There are three types of student engagement: behavioral, emotional, and cognitive. All three are important to analyze and understand in order to help improve your instruction in the classroom.
We must accept that not all students are engaged at all times. However, it is important to keep everyone as engaged as possible. Engagement is key to making learning a success.
One way to measure student engagement in your classroom is through self-reporting. This is easy to administer, practical, and has a very low cost. This is a great way to assess students’ perceptions that may not be observable or necessarily align with compliance. This method can be used with large and diverse groups of students.
A great way to measure behavioral engagement is to ask your students questions about how much attention they had to use for a specific assignment, and how much effort it took. Ask about their levels of persistence and preparation for the class.
Emotional engagement can also be measured by asking your students specific questions. Align these to focus on the emotions they experienced at school, as well as with the specific task. What were their levels of enjoyment and/or boredom?

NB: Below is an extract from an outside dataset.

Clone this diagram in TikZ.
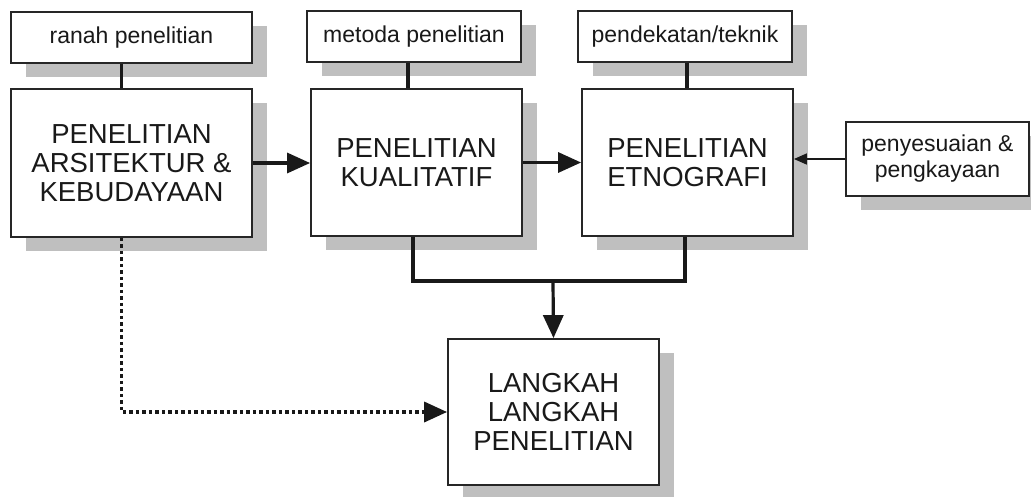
\documentclass[tikz,border=0pt]{standalone}
\usepackage{fontspec}
\setmainfont{Liberation Sans}
\usetikzlibrary{arrows.meta,shadows}

\begin{document}
\begin{tikzpicture}[x=1pt,y=-1pt,
  boxsty/.style={draw=black!85, line width=1.8pt, fill=white, inner sep=0pt, align=center,
    text=black!90, drop shadow={shadow xshift=15pt, shadow yshift=-14pt, fill=black!25, opacity=1}},
  bigsty/.style={boxsty, minimum width=211pt, minimum height=147pt,
    font=\fontsize{27.5}{29}\selectfont},
  smallsty/.style={boxsty, minimum height=51pt, font=\fontsize{23}{26}\selectfont},
  linesty/.style={color=black!90, line width=3.2pt},
  arrsty/.style={linesty, -{Triangle[length=23pt,width=20pt]}},
  thinsty/.style={color=black!90, line width=1.5pt, -{Triangle[length=13pt,width=11pt]}},
  dotsty/.style={arrsty, line width=3.5pt, dash pattern=on 3.5pt off 3pt}]

\useasboundingbox (0,0) rectangle (1031,496);

% Top row: small label boxes
\node[smallsty, minimum width=241pt] (ranah) at (131.5,37.5) {ranah penelitian};
\node[smallsty, minimum width=214pt] (metoda) at (414,36.5) {metoda penelitian};
\node[smallsty, minimum width=214pt] (teknik) at (685,36.5) {pendekatan/teknik};

% Main row
\node[bigsty, minimum width=241pt, minimum height=148pt] (arsi) at (131.5,163)
  {PENELITIAN\\ARSITEKTUR \&\\KEBUDAYAAN};
\node[bigsty] (kual) at (416.5,162.5) {PENELITIAN\\KUALITATIF};
\node[bigsty] (etno) at (687.5,162.5) {PENELITIAN\\ETNOGRAFI};
\node[boxsty, minimum width=183pt, minimum height=74pt,
  font=\fontsize{23}{26}\selectfont] (sesuai) at (937.5,159)
  {penyesuaian \&\\pengkayaan};

% Bottom box
\node[bigsty, minimum height=146pt] (langkah) at (553.5,412)
  {LANGKAH\\LANGKAH\\PENELITIAN};

% Connectors from the label boxes
\draw[linesty] ([xshift=-10pt]ranah.south) -- ([xshift=-10pt]ranah.south |- arsi.north);
\draw[linesty] ([xshift=-6pt]metoda.south) -- ([xshift=-6pt]metoda.south |- kual.north);
\draw[linesty] ([xshift=2pt]teknik.south) -- ([xshift=2pt]teknik.south |- etno.north);

% Arrows along the main row
\draw[arrsty] (arsi.east) -- (arsi.east -| kual.west);
\draw[arrsty] (kual.east) -- (kual.east -| etno.west);
\draw[thinsty] (sesuai.west) -- (sesuai.west -| etno.east);

% Joining bar down to the steps
\coordinate (join) at (553,281);
\draw[linesty] ([xshift=-3.5pt]kual.south) |- (join) -| ([xshift=-2.5pt]etno.south);
\draw[arrsty] (join) -- (langkah.north);

% Dotted link
\draw[dotsty] ([xshift=-10pt]arsi.south) |- (langkah.west);

\end{tikzpicture}
\end{document}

Did they feel there was value in the time they spent on the assignment?
Next, we have cognitive engagement. Ask your students about the task design and content itself. What challenges did they face with the task? What about success?

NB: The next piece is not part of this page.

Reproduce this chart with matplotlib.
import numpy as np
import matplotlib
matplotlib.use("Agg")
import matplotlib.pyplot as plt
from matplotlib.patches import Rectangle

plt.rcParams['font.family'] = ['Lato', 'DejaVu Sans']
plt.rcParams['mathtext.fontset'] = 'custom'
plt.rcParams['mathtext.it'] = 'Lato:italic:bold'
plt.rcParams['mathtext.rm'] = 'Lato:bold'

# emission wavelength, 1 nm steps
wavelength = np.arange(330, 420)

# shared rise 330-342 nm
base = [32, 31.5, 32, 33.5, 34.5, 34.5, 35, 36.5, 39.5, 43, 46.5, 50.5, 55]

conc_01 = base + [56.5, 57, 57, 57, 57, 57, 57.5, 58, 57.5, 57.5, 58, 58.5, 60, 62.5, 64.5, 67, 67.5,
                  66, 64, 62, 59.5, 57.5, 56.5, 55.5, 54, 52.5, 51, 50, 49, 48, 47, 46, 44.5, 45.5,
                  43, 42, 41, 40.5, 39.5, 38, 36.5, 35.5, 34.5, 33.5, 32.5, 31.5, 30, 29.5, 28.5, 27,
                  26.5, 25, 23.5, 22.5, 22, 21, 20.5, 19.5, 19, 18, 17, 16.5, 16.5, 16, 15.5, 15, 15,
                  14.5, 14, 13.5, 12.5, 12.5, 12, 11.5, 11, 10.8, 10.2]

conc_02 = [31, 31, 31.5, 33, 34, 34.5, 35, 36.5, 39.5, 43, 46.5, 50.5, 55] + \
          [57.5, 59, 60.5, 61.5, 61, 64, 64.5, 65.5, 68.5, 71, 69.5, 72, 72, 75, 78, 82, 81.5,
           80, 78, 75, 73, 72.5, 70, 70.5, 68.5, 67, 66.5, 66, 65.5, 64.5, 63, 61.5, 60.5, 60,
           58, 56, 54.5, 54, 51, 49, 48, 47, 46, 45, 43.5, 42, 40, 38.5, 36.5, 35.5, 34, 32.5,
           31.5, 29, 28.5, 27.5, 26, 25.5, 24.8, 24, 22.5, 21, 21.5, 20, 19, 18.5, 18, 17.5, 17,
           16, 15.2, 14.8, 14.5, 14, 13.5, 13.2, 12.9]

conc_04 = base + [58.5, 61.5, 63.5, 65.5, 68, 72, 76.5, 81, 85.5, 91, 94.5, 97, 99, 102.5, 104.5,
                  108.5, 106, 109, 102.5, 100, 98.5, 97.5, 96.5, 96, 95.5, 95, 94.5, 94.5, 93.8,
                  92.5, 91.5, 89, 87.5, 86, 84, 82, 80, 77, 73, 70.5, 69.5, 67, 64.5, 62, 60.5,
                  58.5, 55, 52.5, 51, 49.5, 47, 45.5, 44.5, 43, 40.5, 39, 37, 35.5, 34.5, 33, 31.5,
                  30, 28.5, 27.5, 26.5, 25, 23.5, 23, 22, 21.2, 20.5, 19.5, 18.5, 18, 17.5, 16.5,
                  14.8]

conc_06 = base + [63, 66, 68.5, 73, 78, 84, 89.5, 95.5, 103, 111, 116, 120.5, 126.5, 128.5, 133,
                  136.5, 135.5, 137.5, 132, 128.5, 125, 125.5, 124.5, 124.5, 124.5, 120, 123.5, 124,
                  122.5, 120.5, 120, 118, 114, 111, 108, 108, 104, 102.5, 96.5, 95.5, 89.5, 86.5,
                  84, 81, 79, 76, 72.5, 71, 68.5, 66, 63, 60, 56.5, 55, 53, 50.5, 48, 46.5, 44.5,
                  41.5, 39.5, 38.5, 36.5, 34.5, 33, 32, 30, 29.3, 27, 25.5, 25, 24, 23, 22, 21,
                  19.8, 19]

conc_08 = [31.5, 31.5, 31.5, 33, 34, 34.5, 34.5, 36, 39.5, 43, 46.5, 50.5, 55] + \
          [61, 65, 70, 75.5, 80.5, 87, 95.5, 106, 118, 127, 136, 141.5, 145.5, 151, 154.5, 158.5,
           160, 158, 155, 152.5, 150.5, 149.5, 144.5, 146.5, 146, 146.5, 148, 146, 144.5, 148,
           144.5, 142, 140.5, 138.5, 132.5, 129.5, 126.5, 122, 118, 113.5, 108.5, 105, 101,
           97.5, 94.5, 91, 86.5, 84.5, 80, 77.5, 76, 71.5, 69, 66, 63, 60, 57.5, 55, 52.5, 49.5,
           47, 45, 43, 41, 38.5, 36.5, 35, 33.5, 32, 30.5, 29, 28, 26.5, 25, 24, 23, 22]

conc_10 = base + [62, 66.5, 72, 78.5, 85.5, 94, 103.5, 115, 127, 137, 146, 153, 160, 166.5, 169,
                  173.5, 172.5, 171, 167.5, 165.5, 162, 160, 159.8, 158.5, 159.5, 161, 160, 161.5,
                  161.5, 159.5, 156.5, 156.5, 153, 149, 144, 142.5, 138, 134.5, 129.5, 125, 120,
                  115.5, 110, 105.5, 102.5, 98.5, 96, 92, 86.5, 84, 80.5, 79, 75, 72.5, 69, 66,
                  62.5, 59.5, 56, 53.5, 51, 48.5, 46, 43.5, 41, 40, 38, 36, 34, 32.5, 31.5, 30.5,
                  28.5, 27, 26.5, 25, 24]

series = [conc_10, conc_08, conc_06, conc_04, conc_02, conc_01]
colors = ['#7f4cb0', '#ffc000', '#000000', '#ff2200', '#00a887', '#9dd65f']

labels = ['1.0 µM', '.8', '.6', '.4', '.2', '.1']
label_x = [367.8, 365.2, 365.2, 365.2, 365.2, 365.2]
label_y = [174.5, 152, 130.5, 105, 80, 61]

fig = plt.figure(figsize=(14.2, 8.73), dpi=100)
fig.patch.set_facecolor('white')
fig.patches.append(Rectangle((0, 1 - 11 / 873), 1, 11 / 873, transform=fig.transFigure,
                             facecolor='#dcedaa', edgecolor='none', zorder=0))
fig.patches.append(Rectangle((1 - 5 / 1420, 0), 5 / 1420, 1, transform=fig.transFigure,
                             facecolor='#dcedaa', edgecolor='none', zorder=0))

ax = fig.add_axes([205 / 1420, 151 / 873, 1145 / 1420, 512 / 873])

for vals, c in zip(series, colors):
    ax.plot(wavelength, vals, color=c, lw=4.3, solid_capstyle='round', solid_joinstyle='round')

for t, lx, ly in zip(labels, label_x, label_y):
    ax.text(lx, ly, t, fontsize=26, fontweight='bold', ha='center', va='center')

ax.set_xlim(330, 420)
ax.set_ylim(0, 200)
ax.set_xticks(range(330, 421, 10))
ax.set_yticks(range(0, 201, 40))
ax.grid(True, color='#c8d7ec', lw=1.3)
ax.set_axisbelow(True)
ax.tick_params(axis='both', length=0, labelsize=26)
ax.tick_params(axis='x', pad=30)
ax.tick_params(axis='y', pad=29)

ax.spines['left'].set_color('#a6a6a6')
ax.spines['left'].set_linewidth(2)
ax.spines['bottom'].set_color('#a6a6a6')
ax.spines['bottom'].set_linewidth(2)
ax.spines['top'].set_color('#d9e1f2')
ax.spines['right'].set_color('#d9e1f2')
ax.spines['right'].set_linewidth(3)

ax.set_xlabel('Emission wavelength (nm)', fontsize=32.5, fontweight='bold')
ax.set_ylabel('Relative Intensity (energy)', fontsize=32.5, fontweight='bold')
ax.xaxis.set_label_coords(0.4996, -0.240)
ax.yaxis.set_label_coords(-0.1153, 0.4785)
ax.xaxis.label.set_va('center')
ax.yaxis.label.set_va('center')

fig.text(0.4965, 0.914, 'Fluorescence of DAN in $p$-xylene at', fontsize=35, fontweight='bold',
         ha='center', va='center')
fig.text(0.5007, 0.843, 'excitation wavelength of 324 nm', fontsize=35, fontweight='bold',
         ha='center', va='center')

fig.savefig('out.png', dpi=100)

Another great way to measure student engagement is to use a Likert Response Scale. Set this between 3-5 points, and consider using numeric ratings, word ratings, or even emoticons/emojis.

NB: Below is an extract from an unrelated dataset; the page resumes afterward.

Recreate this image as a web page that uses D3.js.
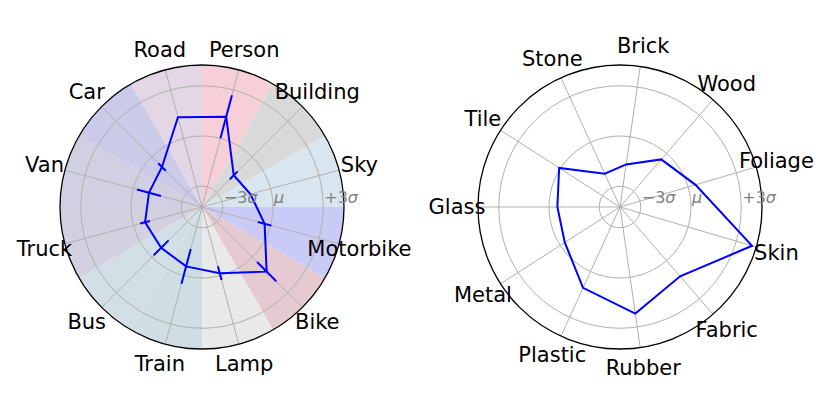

When you are acquiring feedback from your students, make the process easy for students to complete and administer these questions periodically. Remember that these are non-evaluative for students and that you are asking because you want honest answers. Fear of retribution can skew your data, so make your students aware that this is non-punitive.
Now that you have all of this data, where do you go from here?
Review the feedback with teaching stakeholders. Show aggregated data to your students and allow discussion and reflection. Be explicit when changing a practice or when making decisions based on feedback. Acknowledge when instructional design does not align with student feedback and explain why.